The Station
- Location: Rolleston, New Zealand
- Coordinates: 43°35′03″S 172°23′12″E﻿ / ﻿43.5842°S 172.3866°E
- Address: Jones Road
- Developer: Rolleston Industrial Holdings
- Owner: The Carter Group
- Stores: 50
- Parking: 1,906

= The Station, Rolleston =

New Zealand shopping centre

The Station is a planned shopping centre located in Rolleston, New Zealand. According to the developers, it will be 1.5 times bigger than Tower Junction (Christchurch's largest bulk retail complex), making this project the South Island's largest non-enclosed retail centre, with an area of 18 ha. Construction was scheduled to start in 2023. As of 2026, it has yet to happen.

== History ==
The name of the proposed retail centre was chosen to acknowledge Rolleston’s early history as a railway terminal.
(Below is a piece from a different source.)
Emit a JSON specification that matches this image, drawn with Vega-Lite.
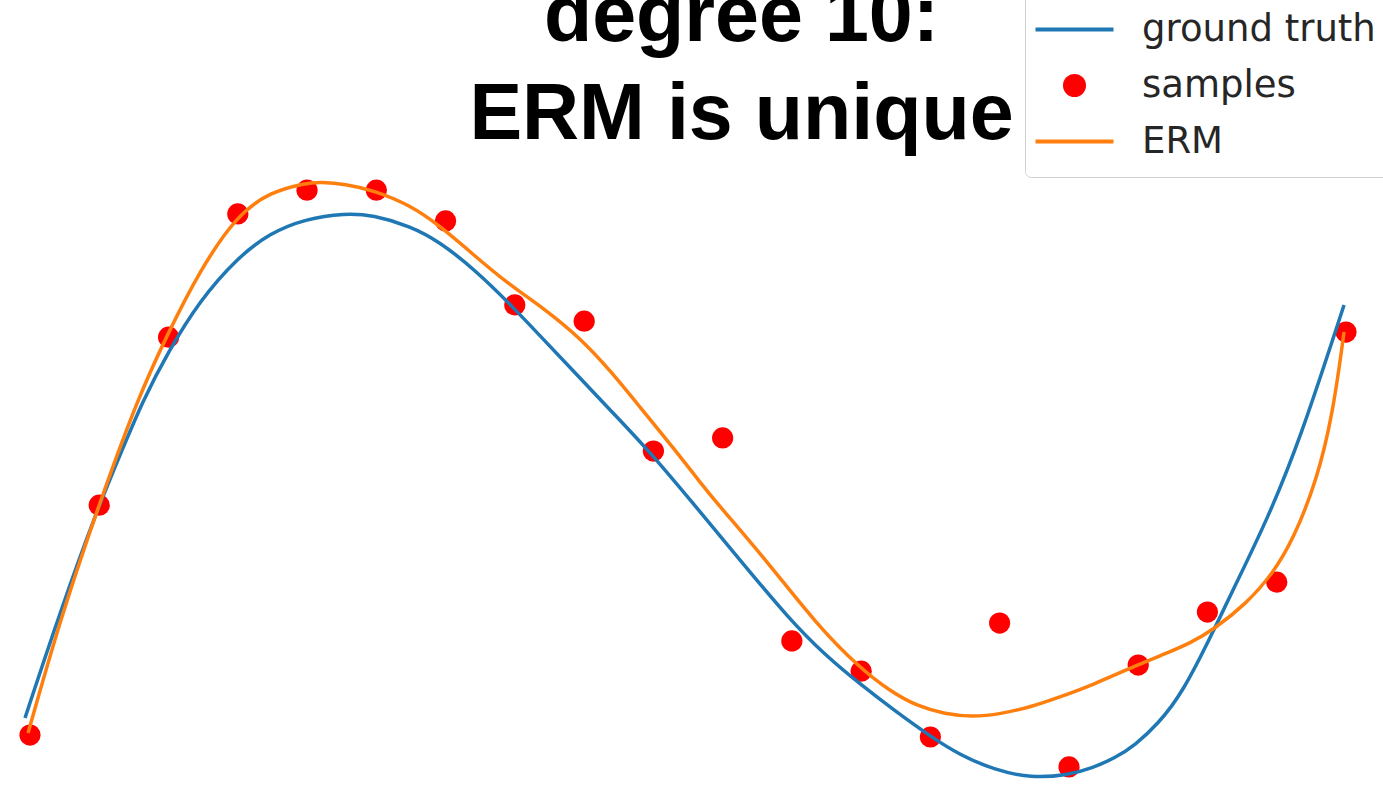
{
  "$schema": "https://vega.github.io/schema/vega-lite/v6.json",
  "width": 1383,
  "height": 807,
  "autosize": "none",
  "padding": 0,
  "background": "white",
  "config": {"view": {"stroke": null}},
  "title": {
    "text": ["degree 10:", "ERM is unique"],
    "font": "Liberation Sans",
    "fontSize": 79,
    "fontWeight": "bold",
    "color": "#000000",
    "lineHeight": 98,
    "anchor": "middle",
    "frame": "group",
    "offset": -162,
    "dx": 50
  },
  "datasets": {
    "samples": [
      {"x": 0.0000, "y": -0.982, "series": "samples"},
      {"x": 0.0526, "y": -0.161, "series": "samples"},
      {"x": 0.1053, "y": 0.439, "series": "samples"},
      {"x": 0.1579, "y": 0.879, "series": "samples"},
      {"x": 0.2105, "y": 0.964, "series": "samples"},
      {"x": 0.2632, "y": 0.964, "series": "samples"},
      {"x": 0.3158, "y": 0.854, "series": "samples"},
      {"x": 0.3684, "y": 0.554, "series": "samples"},
      {"x": 0.4211, "y": 0.496, "series": "samples"},
      {"x": 0.4737, "y": 0.032, "series": "samples"},
      {"x": 0.5263, "y": 0.079, "series": "samples"},
      {"x": 0.5789, "y": -0.646, "series": "samples"},
      {"x": 0.6316, "y": -0.754, "series": "samples"},
      {"x": 0.6842, "y": -0.989, "series": "samples"},
      {"x": 0.7368, "y": -0.582, "series": "samples"},
      {"x": 0.7895, "y": -1.096, "series": "samples"},
      {"x": 0.8421, "y": -0.732, "series": "samples"},
      {"x": 0.8947, "y": -0.543, "series": "samples"},
      {"x": 0.9474, "y": -0.436, "series": "samples"},
      {"x": 1.0000, "y": 0.457, "series": "samples"}
    ],
    "truth": [
      {"x": -0.0038, "y": -0.921, "series": "ground truth"},
      {"x": 0.0228, "y": -0.543, "series": "ground truth"},
      {"x": 0.0509, "y": -0.179, "series": "ground truth"},
      {"x": 0.0684, "y": 0.018, "series": "ground truth"},
      {"x": 0.0859, "y": 0.214, "series": "ground truth"},
      {"x": 0.1049, "y": 0.386, "series": "ground truth"},
      {"x": 0.1292, "y": 0.571, "series": "ground truth"},
      {"x": 0.1573, "y": 0.721, "series": "ground truth"},
      {"x": 0.1824, "y": 0.811, "series": "ground truth"},
      {"x": 0.2090, "y": 0.861, "series": "ground truth"},
      {"x": 0.2394, "y": 0.882, "series": "ground truth"},
      {"x": 0.2606, "y": 0.875, "series": "ground truth"},
      {"x": 0.2888, "y": 0.836, "series": "ground truth"},
      {"x": 0.3116, "y": 0.779, "series": "ground truth"},
      {"x": 0.3381, "y": 0.679, "series": "ground truth"},
      {"x": 0.3663, "y": 0.550, "series": "ground truth"},
      {"x": 0.3913, "y": 0.425, "series": "ground truth"},
      {"x": 0.4179, "y": 0.293, "series": "ground truth"},
      {"x": 0.4445, "y": 0.161, "series": "ground truth"},
      {"x": 0.4711, "y": 0.029, "series": "ground truth"},
      {"x": 0.5038, "y": -0.154, "series": "ground truth"},
      {"x": 0.5395, "y": -0.357, "series": "ground truth"},
      {"x": 0.5775, "y": -0.571, "series": "ground truth"},
      {"x": 0.6041, "y": -0.696, "series": "ground truth"},
      {"x": 0.6307, "y": -0.800, "series": "ground truth"},
      {"x": 0.6573, "y": -0.896, "series": "ground truth"},
      {"x": 0.6839, "y": -0.986, "series": "ground truth"},
      {"x": 0.7067, "y": -1.054, "series": "ground truth"},
      {"x": 0.7333, "y": -1.107, "series": "ground truth"},
      {"x": 0.7606, "y": -1.136, "series": "ground truth"},
      {"x": 0.7888, "y": -1.125, "series": "ground truth"},
      {"x": 0.8070, "y": -1.100, "series": "ground truth"},
      {"x": 0.8245, "y": -1.064, "series": "ground truth"},
      {"x": 0.8397, "y": -1.018, "series": "ground truth"},
      {"x": 0.8571, "y": -0.943, "series": "ground truth"},
      {"x": 0.8761, "y": -0.829, "series": "ground truth"},
      {"x": 0.8989, "y": -0.614, "series": "ground truth"},
      {"x": 0.9141, "y": -0.464, "series": "ground truth"},
      {"x": 0.9400, "y": -0.214, "series": "ground truth"},
      {"x": 0.9650, "y": 0.071, "series": "ground truth"},
      {"x": 0.9985, "y": 0.554, "series": "ground truth"}
    ],
    "erm": [
      {"x": -0.0015, "y": -0.975, "series": "ERM"},
      {"x": 0.0228, "y": -0.571, "series": "ERM"},
      {"x": 0.0509, "y": -0.179, "series": "ERM"},
      {"x": 0.0813, "y": 0.214, "series": "ERM"},
      {"x": 0.1041, "y": 0.446, "series": "ERM"},
      {"x": 0.1292, "y": 0.679, "series": "ERM"},
      {"x": 0.1573, "y": 0.875, "series": "ERM"},
      {"x": 0.1824, "y": 0.957, "series": "ERM"},
      {"x": 0.2090, "y": 0.989, "series": "ERM"},
      {"x": 0.2211, "y": 0.993, "series": "ERM"},
      {"x": 0.2394, "y": 0.986, "series": "ERM"},
      {"x": 0.2606, "y": 0.964, "series": "ERM"},
      {"x": 0.2888, "y": 0.911, "series": "ERM"},
      {"x": 0.3116, "y": 0.836, "series": "ERM"},
      {"x": 0.3381, "y": 0.729, "series": "ERM"},
      {"x": 0.3625, "y": 0.632, "series": "ERM"},
      {"x": 0.3913, "y": 0.539, "series": "ERM"},
      {"x": 0.4179, "y": 0.436, "series": "ERM"},
      {"x": 0.4407, "y": 0.321, "series": "ERM"},
      {"x": 0.4635, "y": 0.189, "series": "ERM"},
      {"x": 0.4901, "y": 0.036, "series": "ERM"},
      {"x": 0.5091, "y": -0.079, "series": "ERM"},
      {"x": 0.5220, "y": -0.154, "series": "ERM"},
      {"x": 0.5600, "y": -0.361, "series": "ERM"},
      {"x": 0.5980, "y": -0.589, "series": "ERM"},
      {"x": 0.6307, "y": -0.743, "series": "ERM"},
      {"x": 0.6535, "y": -0.825, "series": "ERM"},
      {"x": 0.6740, "y": -0.879, "series": "ERM"},
      {"x": 0.6953, "y": -0.907, "series": "ERM"},
      {"x": 0.7166, "y": -0.918, "series": "ERM"},
      {"x": 0.7371, "y": -0.907, "series": "ERM"},
      {"x": 0.7606, "y": -0.882, "series": "ERM"},
      {"x": 0.7827, "y": -0.846, "series": "ERM"},
      {"x": 0.8070, "y": -0.804, "series": "ERM"},
      {"x": 0.8412, "y": -0.732, "series": "ERM"},
      {"x": 0.8640, "y": -0.689, "series": "ERM"},
      {"x": 0.8815, "y": -0.654, "series": "ERM"},
      {"x": 0.8989, "y": -0.607, "series": "ERM"},
      {"x": 0.9248, "y": -0.511, "series": "ERM"},
      {"x": 0.9445, "y": -0.404, "series": "ERM"},
      {"x": 0.9597, "y": -0.286, "series": "ERM"},
      {"x": 0.9780, "y": -0.071, "series": "ERM"},
      {"x": 0.9901, "y": 0.168, "series": "ERM"},
      {"x": 0.9985, "y": 0.457, "series": "ERM"}
    ]
  },
  "encoding": {
    "x": {"field": "x", "type": "quantitative", "scale": {"domain": [-0.0228, 1.0281], "nice": false, "zero": false}, "axis": null},
    "y": {"field": "y", "type": "quantitative", "scale": {"domain": [-1.239, 1.643], "nice": false, "zero": false}, "axis": null},
    "color": {
      "field": "series",
      "type": "nominal",
      "scale": {"domain": ["ground truth", "samples", "ERM"], "range": ["#1f77b4", "#ff0000", "#ff7f0e"]},
      "legend": {
        "title": null,
        "orient": "none",
        "legendX": 1025,
        "legendY": -6,
        "symbolSize": 6084,
        "symbolStrokeWidth": 4,
        "symbolOffset": 14,
        "labelFont": "DejaVu Sans",
        "labelFontSize": 37,
        "labelColor": "#262626",
        "labelOffset": 49,
        "labelLimit": 600,
        "rowPadding": 18,
        "padding": 17,
        "strokeColor": "#d0d0d0",
        "fillColor": "#ffffff",
        "cornerRadius": 6,
        "encode": {
          "symbols": {
            "update": {
              "shape": {"signal": "datum.value === 'samples' ? 'circle' : 'stroke'"},
              "size": {"signal": "datum.value === 'samples' ? 530 : 6084"},
              "fill": {"signal": "datum.value === 'samples' ? '#ff0000' : 'transparent'"},
              "stroke": {"scale": "color", "field": "value"},
              "strokeWidth": {"signal": "datum.value === 'samples' ? 0 : 4"},
              "opacity": {"value": 1}
            }
          }
        }
      }
    }
  },
  "layer": [
    {"data": {"name": "samples"}, "mark": {"type": "point", "filled": true, "opacity": 1, "size": 450, "shape": "circle"}},
    {"data": {"name": "truth"}, "mark": {"type": "line", "strokeWidth": 3.5, "interpolate": "basis"}},
    {"data": {"name": "erm"}, "mark": {"type": "line", "strokeWidth": 3.5, "interpolate": "basis"}}
  ]
}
Rolleston Industrial Holdings applied for resource consent with the Selwyn District Council in 2022. As of December 2022, further plans have not been released.

== Tenants ==
The development is set to have approximately 50 stores.

== Parking ==
The development has space for 1,906 car including 71 mobility bays, and 181 cycle parks.

The Station plan also includes space for a potential park-and-ride facility and bus station, alongside Rolleston’s existing city-bound railway station.